Research Projects
Active research areas and projects at the Georgetown Security Lab.
The SecLab pursues research across several interconnected areas of computer security and privacy. Current projects are described below. Current and prospective students interested in any of these areas are encouraged to contact the affiliated faculty.
Censorship Circumvention & Traffic Obfuscation
We develop techniques that help users evade Internet censorship and traffic analysis by repressive adversaries. Our work spans covert channel design, protocol obfuscation, censorship-resistant proxy infrastructure, and detection of censorship circumvention in the wild.
- Micah Sherr (PI)
- Harel Berger
- Ryan Wails
- Dhiraj Saharia
- Benjamin Ujcich
Security of Programmable Network Data Planes
Modern programmable network infrastructure (such as P4-based switches and SmartNICs) introduces new security challenges. We develop fuzzing tools and formal analysis techniques to discover bugs and vulnerabilities in programmable data planes, and investigate how P4 can also be used to improve network security capabilities.
- Benjamin Ujcich (PI)
- Dhiraj Saharia
Security of Intent-Based Networking
Intent-based networking (IBN) promises to simplify network management by letting operators specify high-level goals rather than low-level configurations. We identify and analyze security vulnerabilities introduced by IBN architectures, including novel attack vectors in intent-flow state management, temporal vulnerabilities, and cross-layer security challenges.
- Benjamin Ujcich (PI)
Privacy-Preserving Statistics & Measurement
We develop cryptographic protocols that allow organizations to collect and analyze aggregate statistics about their users while providing strong privacy guarantees for individuals. Applications include privacy-preserving Tor measurement, distributed private set operations, and secure multiparty computation for network analytics.
- Micah Sherr (PI)
- Jianan Su
- Harel Berger
Privacy & Security of Online Exam Proctoring
The widespread adoption of remote proctoring systems in education raises significant privacy and security concerns for students and educators. We study both the technical and human aspects: how students circumvent proctoring systems, how educators perceive and decide to use (or not use) these tools, and the policy implications for institutions.

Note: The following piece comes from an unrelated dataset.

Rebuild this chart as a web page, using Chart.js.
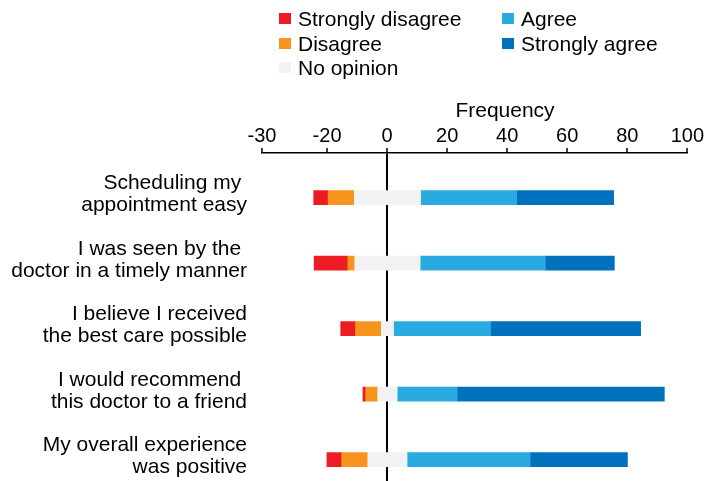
<!DOCTYPE html>
<html lang="en">
<head>
    <meta charset="UTF-8">
    <title>Patient survey responses</title>
    <script src="https://cdn.jsdelivr.net/npm/chart.js"></script>
    <style>
        body {
            margin: 0;
            background-color: white;
            color: black;
            font-family: 'Liberation Sans', Arial, sans-serif;
        }

        #wrap {
            position: relative;
            width: 704px;
            height: 481px;
        }

        .legend-item {
            position: absolute;
            font-size: 21px;
            line-height: 21px;
            white-space: nowrap;
        }

        .legend-item span {
            position: absolute;
            left: -19px;
            top: 5px;
            width: 12px;
            height: 11px;
        }

        #axis-title {
            position: absolute;
            left: 505px;
            top: 99px;
            transform: translateX(-50%);
            font-size: 21px;
            line-height: 21px;
        }
    </style>
</head>
<body>
    <div id="wrap">
        <canvas id="surveyChart"></canvas>
        <div id="axis-title">Frequency</div>
    </div>

    <script>
        const categories = [
            ['Scheduling my ', 'appointment easy'],
            ['I was seen by the ', 'doctor in a timely manner'],
            ['I believe I received', 'the best care possible'],
            ['I would recommend ', 'this doctor to a friend'],
            ['My overall experience', 'was positive']
        ];

        const stronglyDisagree = [4.6, 11, 4.7, 0.7, 4.7];
        const disagree = [8.7, 2.3, 8.6, 4, 8.7];
        const noOpinion = [22.3, 22, 4.3, 6.7, 13.3];
        const agree = [32, 41.7, 32.3, 20, 41];
        const stronglyAgree = [32.3, 23, 50, 69, 32.4];

        const seriesNames = ['Strongly disagree', 'Disagree', 'No opinion', 'Agree', 'Strongly agree'];
        const seriesColors = ['#ED1C24', '#F7941D', '#F2F2F2', '#29ABE2', '#0071BC'];

        // in the picture the first tick says -30 but sits where -41.7 would be
        const tickValues = [-41.67, -20, 0, 20, 40, 60, 80, 100];
        const tickLabels = ['-30', '-20', '0', '20', '40', '60', '80', '100'];

        const fontFamily = "'Liberation Sans', Arial, sans-serif";

        // no opinion is split around zero, disagree goes left, agree goes right
        const ranges = [[], [], [], [], []];
        categories.forEach((c, i) => {
            const half = noOpinion[i] / 2;
            const dStart = -half - disagree[i];
            const sdStart = dStart - stronglyDisagree[i];
            const aEnd = half + agree[i];
            ranges[0].push({ y: i, x: [sdStart, dStart] });
            ranges[1].push({ y: i, x: [dStart, -half] });
            ranges[2].push({ y: i, x: [-half, half] });
            ranges[3].push({ y: i, x: [half, aEnd] });
            ranges[4].push({ y: i, x: [aEnd, aEnd + stronglyAgree[i]] });
        });

        // legend: two columns, filled top to bottom
        const wrap = document.getElementById('wrap');
        seriesNames.forEach((name, i) => {
            const col = i < 3 ? 0 : 1;
            const row = i < 3 ? i : i - 3;
            const item = document.createElement('div');
            item.className = 'legend-item';
            item.style.left = (col === 0 ? 298 : 521) + 'px';
            item.style.top = (8 + row * 24.5) + 'px';
            item.innerHTML = '<span style="background:' + seriesColors[i] + '"></span>' + name;
            wrap.appendChild(item);
        });

        const ctx = document.getElementById('surveyChart').getContext('2d');

        new Chart(ctx, {
            type: 'bar',
            data: {
                datasets: seriesNames.map((name, k) => ({
                    label: name,
                    data: ranges[k],
                    backgroundColor: seriesColors[k],
                    borderWidth: 0,
                    barThickness: 14,
                    grouped: false
                }))
            },
            options: {
                indexAxis: 'y',
                responsive: true,
                maintainAspectRatio: false,
                animation: false,
                layout: {
                    padding: { top: 0, right: 16, bottom: 0, left: 0 }
                },
                plugins: {
                    legend: { display: false },
                    tooltip: { enabled: false }
                },
                scales: {
                    x: {
                        type: 'linear',
                        position: 'top',
                        min: -41.67,
                        max: 100,
                        z: 1,
                        afterBuildTicks: s => { s.ticks = tickValues.map(v => ({ value: v })); },
                        afterFit: s => { s.height = 153; },
                        ticks: {
                            callback: (v, i) => tickLabels[i],
                            color: '#000',
                            font: { size: 20, family: fontFamily },
                            padding: 0,
                            maxRotation: 0,
                            autoSkip: false
                        },
                        grid: {
                            color: c => (c.tick && c.tick.value === 0) ? '#000' : 'rgba(0,0,0,0)',
                            lineWidth: 2,
                            tickLength: 5,
                            tickColor: '#000',
                            tickWidth: 1.5
                        },
                        border: { display: true, color: '#000', width: 1.5 }
                    },
                    y: {
                        type: 'linear',
                        reverse: true,
                        offset: false,
                        min: -0.682,
                        max: 4.326,
                        afterBuildTicks: s => { s.ticks = categories.map((c, i) => ({ value: i })); },
                        afterFit: s => {
                            s.width = 262;
                            s.paddingTop = 0;
                            s.paddingBottom = 0;
                        },
                        ticks: {
                            callback: v => categories[v],
                            color: '#000',
                            font: { size: 21, family: fontFamily, lineHeight: 1.05 },
                            padding: 15,
                            labelOffset: -3,
                            autoSkip: false
                        },
                        grid: { display: false, drawTicks: false, offset: false },
                        border: { display: false }
                    }
                }
            }
        });
    </script>
</body>
</html>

- Micah Sherr (co-PI, with Adam Aviv at GWU)
Mobility-Based Communication Protocols
We design and analyze communication systems that exploit human mobility patterns to create censorship-resistant messaging channels. When digital infrastructure is compromised or controlled, physical movement can serve as a communication medium. This project builds simulation tools, routing protocols, and privacy-preserving architectures for such delay-tolerant, mobility-based networks.
- Micah Sherr (PI)
- Harel Berger
Usable Privacy & Social Media Trust
We study how users perceive and interact with privacy and security technologies in everyday online contexts. Recent work examines how changes to social media verification policies affect user trust in verified accounts, and explores how identity and credibility claims are understood online.